AI Agent Failure Recovery 2026: How to Design Agents That Don’t Loop, Panic, or Break Your Systems

Why failure recovery is the difference between a demo and production
In demos, tools work, inputs are clean, and the agent looks like it’s powered by destiny.
In production:
- APIs rate limit
- users send messy inputs
- documents are incomplete
- tools return partial data
- external systems change
- the agent misinterprets intent
- retries multiply until your bill screams
A production agent needs something most “agent builders” ignore: failure recovery design.
The 5 failure modes every agent hits
Tool failure
Timeouts, rate limits, schema mismatches, invalid responses.
Missing data
User didn’t provide a key field, or the record is incomplete.
Ambiguity
Multiple valid interpretations of the request.
Policy conflict
The agent is asked to do something it shouldn’t do.
Looping
The agent retries because it thinks “one more step” will fix it.
If you don’t explicitly handle these, your agent will invent its own behavior. That behavior will be expensive and embarrassing.
The core rule: retries are not a strategy
The default “just try again” approach creates infinite loops.
A proper agent system needs:
- retry limits
- backoff rules
- failure classification
- fallback paths
- escalation triggers
If the agent fails twice in the same way, a third attempt is not optimism. It’s negligence.
A production failure recovery framework
Here’s the framework that works.
Step 1: Classify the failure
Every failure should map to a category:
- transient (timeouts, rate limits)
- deterministic (schema errors, missing fields)
- external dependency (service down)
- user ambiguity (needs clarification)
- policy blocked (requires approval or refusal)
Classification lets you choose the right recovery response.
Step 2: Apply the correct recovery action
Different failures require different behaviors.
- Transient failures
- retry with backoff
- switch endpoints or alternate tools
- reduce payload size
- Deterministic failures
- stop retrying
- fix inputs
- enforce structured outputs
- External dependency failure
- queue job for later
- notify user with status
- run a fallback workflow
- Ambiguity
- ask one precise question
- present a single recommended interpretation
- require confirmation before execution
- Policy blocked
- request approval
- escalate to human
- refuse execution with a safe alternative
Step 3: Record what happened
If you don’t log failure reasons, you’ll repeat them forever.
Log:
- failure type
- tool name
- error codes
- payload size
- retry count
- recovery action taken
- final outcome
This is how you reduce failure rate over time.

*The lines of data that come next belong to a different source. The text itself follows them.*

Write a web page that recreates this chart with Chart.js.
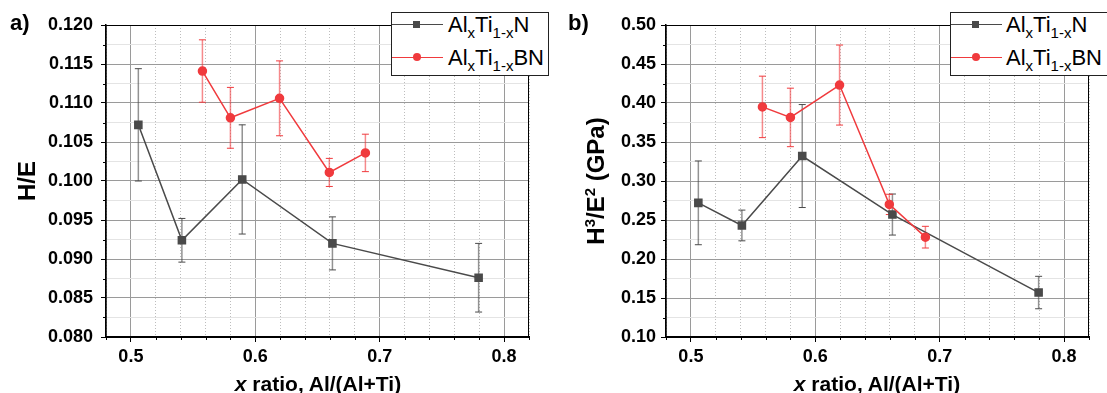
<!DOCTYPE html>
<html>
<head>
<meta charset="utf-8">
<script src="https://cdn.jsdelivr.net/npm/chart.js@4"></script>
<style>
  html, body { margin: 0; padding: 0; background: #fff; }
  body { width: 1107px; height: 393px; position: relative; overflow: hidden;
         font-family: "Liberation Sans", Arial, sans-serif; }
  canvas { position: absolute; top: 0; }
  #chartA { left: 0; }
  #chartB { left: 553px; }
  .lbl { position: absolute; font-weight: bold; color: #000; white-space: nowrap; line-height: 1; }
  .panel { font-size: 22px; }
  .ytitle { font-size: 24px; transform: translate(-50%, -50%) rotate(-90deg); }
  .ytitle sup { font-size: 15px; vertical-align: baseline; position: relative; top: -9px; }
  .xtitle { font-size: 21px; transform: translate(-50%, -50%); }
  .legend { position: absolute; top: 12px; height: 64px; background: #fff;
            border: 1px solid #222; box-sizing: border-box; }
  .legend .line { position: absolute; left: 0; width: 51px; height: 1.5px; }
  .legend .mark { position: absolute; }
  .legend .txt { position: absolute; font-size: 22px; line-height: 1; white-space: nowrap; color: #000; }
  .legend sub { font-size: 15px; vertical-align: baseline; position: relative; top: 6px; }
</style>
</head>
<body>
<canvas id="chartA" width="553" height="393"></canvas>
<canvas id="chartB" width="554" height="393"></canvas>

<div class="lbl panel" style="left:10px;top:12px">a)</div>
<div class="lbl panel" style="left:568px;top:12px">b)</div>
<div class="lbl ytitle" style="left:27px;top:181px">H/E</div>
<div class="lbl ytitle" style="left:596px;top:181px">H<sup>3</sup>/E<sup>2</sup> (GPa)</div>
<div class="lbl xtitle" style="left:318px;top:383px"><i>x</i> ratio, Al/(Al+Ti)</div>
<div class="lbl xtitle" style="left:877px;top:383px"><i>x</i> ratio, Al/(Al+Ti)</div>

<div class="legend" id="legA" style="left:391px;width:158px"></div>
<div class="legend" id="legB" style="left:950px;width:175px"></div>

<script>
// Al fraction of each coating
const xN = [0.506, 0.541, 0.5895, 0.662, 0.7795];
const xBN = [0.5575, 0.58, 0.6195, 0.6595, 0.6885];

// H/E with standard deviations
const heN = [0.1072, 0.0924, 0.1002, 0.0920, 0.0876];
const heNErr = [0.0072, 0.0028, 0.0070, 0.0034, 0.0044];
const heBN = [0.1141, 0.1081, 0.1106, 0.1011, 0.1036];
const heBNErr = [0.0040, 0.0039, 0.0048, 0.0018, 0.0024];

// H^3/E^2 (GPa) with standard deviations
const h3e2N = [0.272, 0.243, 0.332, 0.257, 0.157];
const h3e2NErr = [0.0537, 0.0197, 0.0660, 0.0263, 0.0208];
const h3e2BN = [0.395, 0.3815, 0.423, 0.270, 0.228];
const h3e2BNErr = [0.0394, 0.0375, 0.0513, 0.0130, 0.0139];

const seriesNames = ['Al<sub>x</sub>Ti<sub>1-x</sub>N', 'Al<sub>x</sub>Ti<sub>1-x</sub>BN'];

const GREY = '#4a4a4a';
const RED = '#f03a3d';

Chart.defaults.font.family = "'Liberation Sans', Arial, sans-serif";
Chart.defaults.font.size = 18;
Chart.defaults.font.weight = 'bold';
Chart.defaults.color = '#000';

function onStep(v, step) {
  return Math.abs(v / step - Math.round(v / step)) < 1e-6;
}

function points(xs, ys) {
  return xs.map((x, i) => ({ x, y: ys[i] }));
}

const errorBars = {
  id: 'errorBars',
  beforeDatasetsDraw(chart) {
    const { ctx, scales: { y } } = chart;
    chart.data.datasets.forEach((ds, i) => {
      const meta = chart.getDatasetMeta(i);
      ctx.save();
      meta.data.forEach((pt, j) => {
        const v = ds.data[j].y;
        const e = ds.errors[j];
        const top = y.getPixelForValue(v + e);
        const bot = y.getPixelForValue(v - e);
        ctx.strokeStyle = ds.barColor;
        ctx.lineWidth = 1.5;
        ctx.beginPath();
        ctx.moveTo(pt.x, top);
        ctx.lineTo(pt.x, bot);
        ctx.stroke();
        ctx.strokeStyle = ds.borderColor;
        ctx.lineWidth = 1;
        ctx.beginPath();
        ctx.moveTo(pt.x - 3.5, top);
        ctx.lineTo(pt.x + 3.5, top);
        ctx.moveTo(pt.x - 3.5, bot);
        ctx.lineTo(pt.x + 3.5, bot);
        ctx.stroke();
      });
      ctx.restore();
    });
  },
};

// box around the plot plus the short minor ticks
const frame = {
  id: 'frame',
  afterDraw(chart, args, opts) {
    const { ctx, chartArea: a, scales: { x, y } } = chart;
    ctx.save();
    ctx.strokeStyle = '#000';
    ctx.lineWidth = 1;
    ctx.strokeRect(a.left, a.top + 0.5, a.right - a.left - 0.5, a.bottom - a.top);
    ctx.beginPath();
    x.ticks.forEach(t => {
      if (onStep(t.value, opts.xMajor)) return;
      const px = Math.round(x.getPixelForValue(t.value)) + 0.5;
      ctx.moveTo(px, a.bottom);
      ctx.lineTo(px, a.bottom + 3);
    });
    y.ticks.forEach(t => {
      if (onStep(t.value, opts.yMajor)) return;
      const py = Math.round(y.getPixelForValue(t.value)) + 0.5;
      ctx.moveTo(a.left, py);
      ctx.lineTo(a.left - 3, py);
    });
    ctx.stroke();
    ctx.restore();
  },
};

function drawPanel(canvas, nVals, nErr, bnVals, bnErr, { yMin, yMax, yStep, yMajor, digits, axisWidth, rightPad, labelPad }) {
  return new Chart(canvas, {
    type: 'scatter',
    data: {
      datasets: [
        {
          data: points(xN, nVals),
          errors: nErr,
          barColor: 'rgba(74,74,74,0.6)',
          borderColor: GREY,
          backgroundColor: GREY,
          pointStyle: 'rect',
          pointRadius: 5,
          borderWidth: 1.5,
          showLine: true,
          order: 2,
        },
        {
          data: points(xBN, bnVals),
          errors: bnErr,
          barColor: 'rgba(240,58,61,0.6)',
          borderColor: RED,
          backgroundColor: RED,
          pointStyle: 'circle',
          pointRadius: 4,
          borderWidth: 1.5,
          showLine: true,
          order: 1,
        },
      ],
    },
    options: {
      responsive: false,
      animation: false,
      layout: { padding: { left: 0, right: rightPad, top: 25, bottom: 0 } },
      plugins: { legend: { display: false }, tooltip: { enabled: false }, frame: { xMajor: 0.1, yMajor } },
      scales: {
        x: {
          type: 'linear',
          min: 0.48,
          max: 0.82,
          afterFit: s => { s.height = 56; },
          ticks: {
            stepSize: 0.02,
            autoSkip: false,
            maxRotation: 0,
            padding: 4,
            callback: v => (onStep(v, 0.1) ? v.toFixed(1) : ''),
          },
          grid: {
            color: c => (c.tick && onStep(c.tick.value, 0.1) ? '#9a9a9a' : '#bdbdbd'),
            tickColor: c => (c.tick && onStep(c.tick.value, 0.1) ? '#000' : 'rgba(0,0,0,0)'),
            tickLength: 5,
          },
          border: {
            color: '#000',
            width: 1.5,
            dash: c => (c.tick && !onStep(c.tick.value, 0.1) ? [1, 2] : []),
          },
        },
        y: {
          min: yMin,
          max: yMax,
          afterFit: s => { s.width = axisWidth; },
          ticks: {
            stepSize: yStep,
            autoSkip: false,
            padding: labelPad,
            callback: v => (onStep(v, yMajor) ? v.toFixed(digits) : ''),
          },
          grid: {
            color: c => (c.tick && onStep(c.tick.value, yMajor) ? '#9a9a9a' : '#e4e4e4'),
            tickColor: c => (c.tick && onStep(c.tick.value, yMajor) ? '#000' : 'rgba(0,0,0,0)'),
            tickLength: 5,
          },
          border: { color: '#000', width: 1.5 },
        },
      },
    },
    plugins: [errorBars, frame],
  });
}

const chartA = drawPanel(document.getElementById('chartA'), heN, heNErr, heBN, heBNErr, {
  yMin: 0.08, yMax: 0.12, yStep: 0.0025, yMajor: 0.005, digits: 3,
  axisWidth: 106, rightPad: 24, labelPad: 8,
});
const chartB = drawPanel(document.getElementById('chartB'), h3e2N, h3e2NErr, h3e2BN, h3e2BNErr, {
  yMin: 0.1, yMax: 0.5, yStep: 0.025, yMajor: 0.05, digits: 2,
  axisWidth: 113, rightPad: 18, labelPad: 5,
});

// legend boxes, built from the same series styles
function buildLegend(el, textLeft) {
  const rows = [
    { name: seriesNames[0], color: GREY, round: false, size: 7, y: 11.3 },
    { name: seriesNames[1], color: RED, round: true, size: 8, y: 44.3 },
  ];
  el.innerHTML = rows.map(r => `
    <div class="line" style="top:${r.y - 0.75}px;background:${r.color}"></div>
    <div class="mark" style="left:${24.5 - r.size / 2}px;top:${r.y - r.size / 2}px;width:${r.size}px;height:${r.size}px;background:${r.color};border-radius:${r.round ? '50%' : '0'}"></div>
    <div class="txt" style="left:${textLeft}px;top:${r.y - 10.5}px">${r.name}</div>`).join('');
}
buildLegend(document.getElementById('legA'), 56);
buildLegend(document.getElementById('legB'), 55);
</script>
</body>
</html>
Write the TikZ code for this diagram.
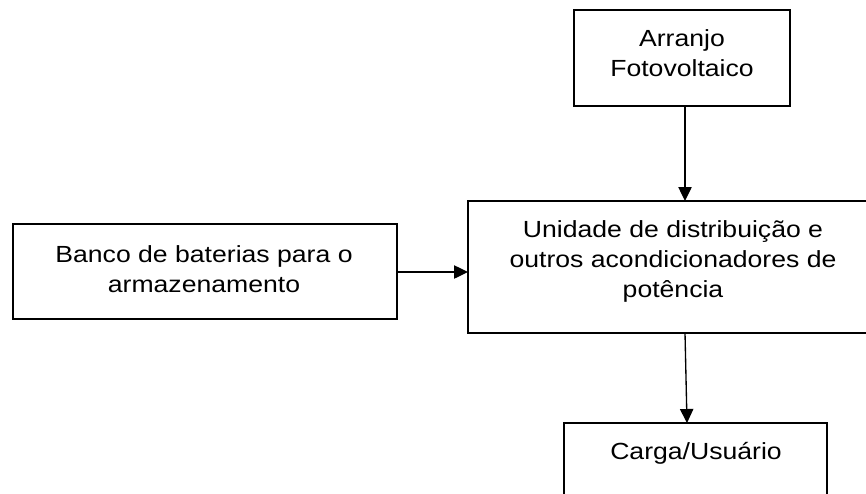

How to stop agent loops permanently
Loops happen because the agent has no stop condition.
Add these controls:
- max tool calls per run
- max retries per tool
- max total steps per run
- max runtime per run
- “same error twice = escalate” rule
- “confidence below threshold = stop and ask” rule
Also design “terminal states” like:
- needs input
- needs approval
- queued for later
- failed safely
Agents need a place to land. Otherwise they spin.
Fallback strategies that actually work
A fallback is a controlled downgrade that preserves progress.
Examples:
- if retrieval fails, use a smaller set of trusted documents
- if a tool errors, switch to an alternate connector
- if a task is too complex, create a partial draft and escalate
- if external API is down, queue the action and notify
The goal is not perfection. The goal is safe progress.
Escalation is a feature, not a failure
The best agents escalate early when risk is high or inputs are missing.
Escalate when:
- the agent is uncertain
- the action is irreversible
- the workflow deviates from normal
- tools are failing repeatedly
- policy conflicts appear
A good agent is confident when it should be, and cautious when it must be.
The agency angle: resilience sells retainers
Failure recovery is how you justify ongoing fees.
Your productized offer becomes:
- build agent workflow
- add resilience controls
- implement fallbacks and escalation paths
- monitor failures weekly
- reduce failure rate monthly
Clients don’t want “AI.” They want automation that doesn’t break at 2am.
Agents that don’t handle failure become loop machines: expensive, unreliable, and impossible to trust.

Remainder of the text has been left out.